My opinion on Ubuntu cancelling Intel 80386/80386-clone processor support

Thierry Andriamirado thierry.andriamirado at free.fr
Sun Sep 11 12:37:36 UTC 2016



Le 10 septembre 2016 13:38:17 UTC+03:00, Oliver Grawert 

>when i was still LTSP and edubuntu upstream i worked very closely with
>[1], they actually know what they are doing and make sure to only ship
>usable bits ... they ship it to places where people live that would
>never be able to achieve a computer at all ... to places where there is
>partially not even power and where internet access means that once a
>week a guy with a moped comes by with a usb stick that proxies your
>mails and websites you want to read. following your logic would mean

That is the use case I'm talking about. Thank you.

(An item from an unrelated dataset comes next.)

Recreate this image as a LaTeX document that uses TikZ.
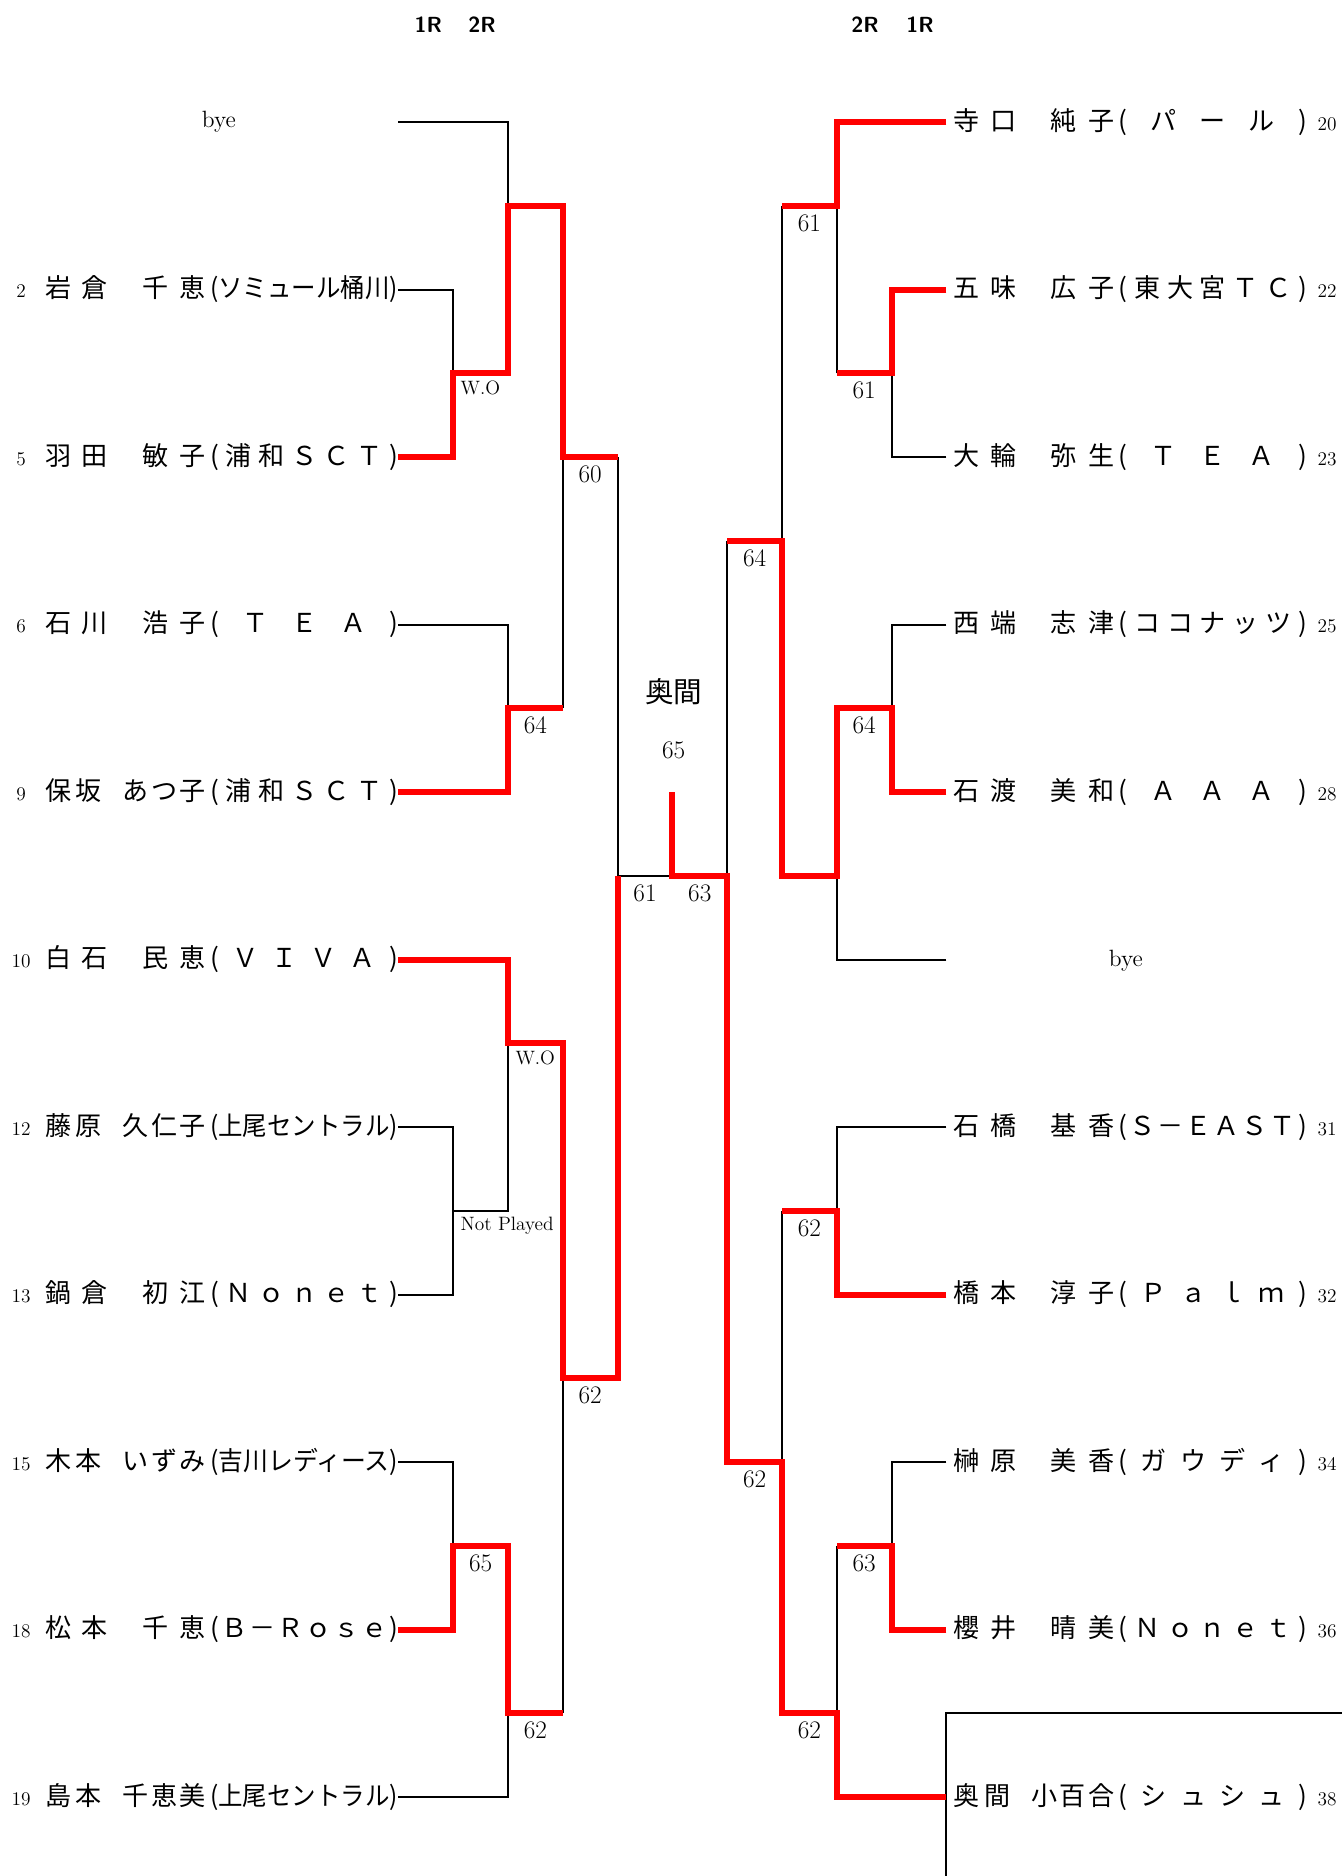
\documentclass[tikz,border=0pt]{standalone}
\usepackage{fontspec}
\usepackage{graphicx}
\usetikzlibrary{calc}
\newfontfamily\jp{Noto Sans CJK JP}
\newlength\unitpx
\setlength\unitpx{0.25mm}
\newsavebox\clubbox
% spread the letters of a field over its width
\def\spreadit#1{\spreadfirst#1\relax}
\def\spreadfirst#1{#1\spreadrest}
\def\spreadrest#1{\ifx#1\relax\else\hfill#1\expandafter\spreadrest\fi}
\newcommand\pnum{\normalfont\fontsize{11.5pt}{12pt}\selectfont}
\newcommand\clubname[1]{\sbox\clubbox{#1}%
  \ifdim\wd\clubbox>157\unitpx\resizebox{157\unitpx}{\height}{#1}%
  \else\makebox[157\unitpx][s]{\spreadit{#1}}\fi}
\newcommand\pnameA[3]{\makebox[52\unitpx][s]{\spreadit{#1}}\hspace{29\unitpx}%
  \makebox[53\unitpx][s]{\spreadit{#2}}\hspace{4\unitpx}\clubname{#3}}
\newcommand\pnameB[3]{\makebox[47\unitpx][s]{\spreadit{#1}}\hspace{18\unitpx}%
  \makebox[69\unitpx][s]{\spreadit{#2}}\hspace{4\unitpx}\clubname{#3}}
\newcommand\leftentry[2]{\makebox[36\unitpx]{\pnum #1}\hspace{2\unitpx}#2}
\newcommand\rightentry[2]{\hspace{6\unitpx}#2\makebox[34\unitpx]{\pnum #1}}
\tikzset{
  lose/.style={line width=0.42mm, color=black},
  win/.style={line width=1.25mm, color=red},
  lplayer/.style={anchor=east, inner sep=0pt, font=\jp\fontsize{15.5pt}{16pt}\selectfont},
  rplayer/.style={anchor=west, inner sep=0pt, font=\jp\fontsize{15.5pt}{16pt}\selectfont},
  score/.style={anchor=north, inner sep=0pt, font=\fontsize{15pt}{15pt}\selectfont},
  note/.style={anchor=north west, inner sep=0pt, font=\fontsize{11.5pt}{12pt}\selectfont},
  byetext/.style={inner sep=0pt, font=\fontsize{14pt}{14pt}\selectfont},
  roundhead/.style={inner sep=0pt, font=\sffamily\bfseries\fontsize{13pt}{13pt}\selectfont}
}
\begin{document}
\begin{tikzpicture}[x=0.25mm, y=-0.25mm]
  \fill[white] (0,0) rectangle (1121,1568);
  \useasboundingbox (0,0) rectangle (1121,1568);
  % grid of bracket columns and rows
  \foreach \i in {0,...,10} {
    \foreach \j in {0,...,20} {
      \coordinate (g\i-\j) at ({333+45.8*\i},{102+70*\j});
    }
  }
  % round headers
  \node[roundhead] (h1l) at (358,21) {1R};
  \node[roundhead] (h2l) at (403,21) {2R};
  \node[roundhead] (h2r) at (723,21) {2R};
  \node[roundhead] (h1r) at (769,21) {1R};
  % left players
  \node[byetext] (byel) at (183,102) {bye};
  \node[lplayer] (p2)  at (g0-2)  {\leftentry{2}{\pnameA{岩倉}{千恵}{(ソミュール桶川)}}};
  \node[lplayer] (p5)  at (g0-4)  {\leftentry{5}{\pnameA{羽田}{敏子}{(浦和ＳＣＴ)}}};
  \node[lplayer] (p6)  at (g0-6)  {\leftentry{6}{\pnameA{石川}{浩子}{(ＴＥＡ)}}};
  \node[lplayer] (p9)  at (g0-8)  {\leftentry{9}{\pnameB{保坂}{あつ子}{(浦和ＳＣＴ)}}};
  \node[lplayer] (p10) at (g0-10) {\leftentry{10}{\pnameA{白石}{民恵}{(ＶＩＶＡ)}}};
  \node[lplayer] (p12) at (g0-12) {\leftentry{12}{\pnameB{藤原}{久仁子}{(上尾セントラル)}}};
  \node[lplayer] (p13) at (g0-14) {\leftentry{13}{\pnameA{鍋倉}{初江}{(Ｎｏｎｅｔ)}}};
  \node[lplayer] (p15) at (g0-16) {\leftentry{15}{\pnameB{木本}{いずみ}{(吉川レディース)}}};
  \node[lplayer] (p18) at (g0-18) {\leftentry{18}{\pnameA{松本}{千恵}{(Ｂ－Ｒｏｓｅ)}}};
  \node[lplayer] (p19) at (g0-20) {\leftentry{19}{\pnameB{島本}{千恵美}{(上尾セントラル)}}};
  % right players
  \node[rplayer] (p20) at (g10-0)  {\rightentry{20}{\pnameA{寺口}{純子}{(パール)}}};
  \node[rplayer] (p22) at (g10-2)  {\rightentry{22}{\pnameA{五味}{広子}{(東大宮ＴＣ)}}};
  \node[rplayer] (p23) at (g10-4)  {\rightentry{23}{\pnameA{大輪}{弥生}{(ＴＥＡ)}}};
  \node[rplayer] (p25) at (g10-6)  {\rightentry{25}{\pnameA{西端}{志津}{(ココナッツ)}}};
  \node[rplayer] (p28) at (g10-8)  {\rightentry{28}{\pnameA{石渡}{美和}{(ＡＡＡ)}}};
  \node[byetext] (byer) at (941,803) {bye};
  \node[rplayer] (p31) at (g10-12) {\rightentry{31}{\pnameA{石橋}{基香}{(Ｓ－ＥＡＳＴ)}}};
  \node[rplayer] (p32) at (g10-14) {\rightentry{32}{\pnameA{橋本}{淳子}{(Ｐａｌｍ)}}};
  \node[rplayer] (p34) at (g10-16) {\rightentry{34}{\pnameA{榊原}{美香}{(ガウディ)}}};
  \node[rplayer] (p36) at (g10-18) {\rightentry{36}{\pnameA{櫻井}{晴美}{(Ｎｏｎｅｔ)}}};
  \node[rplayer] (p38) at (g10-20) {\rightentry{38}{\pnameB{奥間}{小百合}{(シュシュ)}}};
  % champion
  \node[inner sep=0pt, font=\jp\fontsize{17pt}{17pt}\selectfont] (champ) at (563,578) {奥間};
  \node[inner sep=0pt, font=\fontsize{15pt}{15pt}\selectfont] (fscore) at (563,627) {65};
  % losing lines, left
  \draw[lose] (g0-0) -| (g2-1);
  \draw[lose] (p2.east) -| (g1-3);
  \draw[lose] (p6.east) -| (g2-7);
  \draw[lose] (g3-7) -- (g3-4);
  \draw[lose] (g4-4) -- (g4-9) -- (g5-9);
  \draw[lose] (p12.east) -| (g1-13) |- (p13.east);
  \draw[lose] (g1-13) -| (g2-11);
  \draw[lose] (p15.east) -| (g1-17);
  \draw[lose] (p19.east) -| (g2-19);
  \draw[lose] (g3-19) -- (g3-15);
  % losing lines, right
  \draw[lose] (g6-5) -- (g6-9);
  \draw[lose] (g7-1) -- (g7-5);
  \draw[lose] (g8-3) -- (g8-1);
  \draw[lose] (p23.west) -| (g9-3);
  \draw[lose] (p25.west) -| (g9-7);
  \draw[lose] (g10-10) -| (g8-9);
  \draw[lose] (p31.west) -| (g8-13);
  \draw[lose] (g7-13) -- (g7-16);
  \draw[lose] (p34.west) -| (g9-17);
  \draw[lose] (g8-17) -- (g8-19);
  \draw[lose] ($(g10-19)+(340,0)$) -| ($(g10-20)+(0,80)$);
  % winning lines
  \draw[win] (p5.east) -| (g1-3) -| (g2-1) -| (g3-4) -- (g4-4);
  \draw[win] (p9.east) -| (g2-7) -- (g3-7);
  \draw[win] (p10.east) -| (g2-11) -| (g3-15) -| (g4-9);
  \draw[win] (p18.east) -| (g1-17) -| (g2-19) -- (g3-19);
  \draw[win] (g5-8) |- (g6-9) |- (g7-16) |- (g8-19) |- (p38.west);
  \draw[win] (p20.west) -| (g8-1) -- (g7-1);
  \draw[win] (p22.west) -| (g9-3) -- (g8-3);
  \draw[win] (p28.west) -| (g9-7) -| (g8-9) -| (g7-5) -- (g6-5);
  \draw[win] (p32.west) -| (g8-13) -- (g7-13);
  \draw[win] (p36.west) -| (g9-17) -- (g8-17);
  % scores
  \node[note] (wo1) at ($(g1-3)+(6,6)$) {W.O};
  \node[note] (wo2) at ($(g2-11)+(6,6)$) {W.O};
  \node[note] (np)  at ($(g1-13)+(6,5)$) {Not Played};
  \node[score] (s60)  at ($(g3-4)!.5!(g4-4)+(0,7)$) {60};
  \node[score] (s64l) at ($(g2-7)!.5!(g3-7)+(0,7)$) {64};
  \node[score] (s61c) at ($(g4-9)!.5!(g5-9)+(0,7)$) {61};
  \node[score] (s63c) at ($(g5-9)!.5!(g6-9)+(0,7)$) {63};
  \node[score] (s62l) at ($(g3-15)!.5!(g4-15)+(0,7)$) {62};
  \node[score] (s65l) at ($(g1-17)!.5!(g2-17)+(0,7)$) {65};
  \node[score] (s62m) at ($(g2-19)!.5!(g3-19)+(0,7)$) {62};
  \node[score] (s61a) at ($(g7-1)!.5!(g8-1)+(0,7)$) {61};
  \node[score] (s61b) at ($(g8-3)!.5!(g9-3)+(0,7)$) {61};
  \node[score] (s64a) at ($(g6-5)!.5!(g7-5)+(0,7)$) {64};
  \node[score] (s64b) at ($(g8-7)!.5!(g9-7)+(0,7)$) {64};
  \node[score] (s62a) at ($(g7-13)!.5!(g8-13)+(0,7)$) {62};
  \node[score] (s62b) at ($(g6-16)!.5!(g7-16)+(0,7)$) {62};
  \node[score] (s63r) at ($(g8-17)!.5!(g9-17)+(0,7)$) {63};
  \node[score] (s62c) at ($(g7-19)!.5!(g8-19)+(0,7)$) {62};
\end{tikzpicture}
\end{document}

>recycling is a matter of "done right", just saying "the whole approach
>is wrong" is very short sighted...

I actually understand what you are both saying.
Fact is that many ONGs (and private initiatives) make donations. Some are recycled hardware, some are new ones. I for myself can't tell how many very old hardware are donated per year. I just know they continue to be distributed for sure.
And as they can't continue to use modern windows, nor XP, this is a "very good" opportunity to install Ubuntu or Debian on them.

When I was IT Director in the Deputy Prime Ministry here in Madagascar 10 years ago, we have created an opened access room filled with the ministry's old computers. All running Linux. It was an opportunity not only to show that Linux was "usable", but also to benefit from the old hardware, in a department (800 employees) that sorely needed computers.

We must do with our resources. But we can do that ONLY if Linux distribs continue to work on what we own.

Actually I'm not sure that these old computers will disappear by 2021. If so, I hope we'll still be able to compile Debian's i386.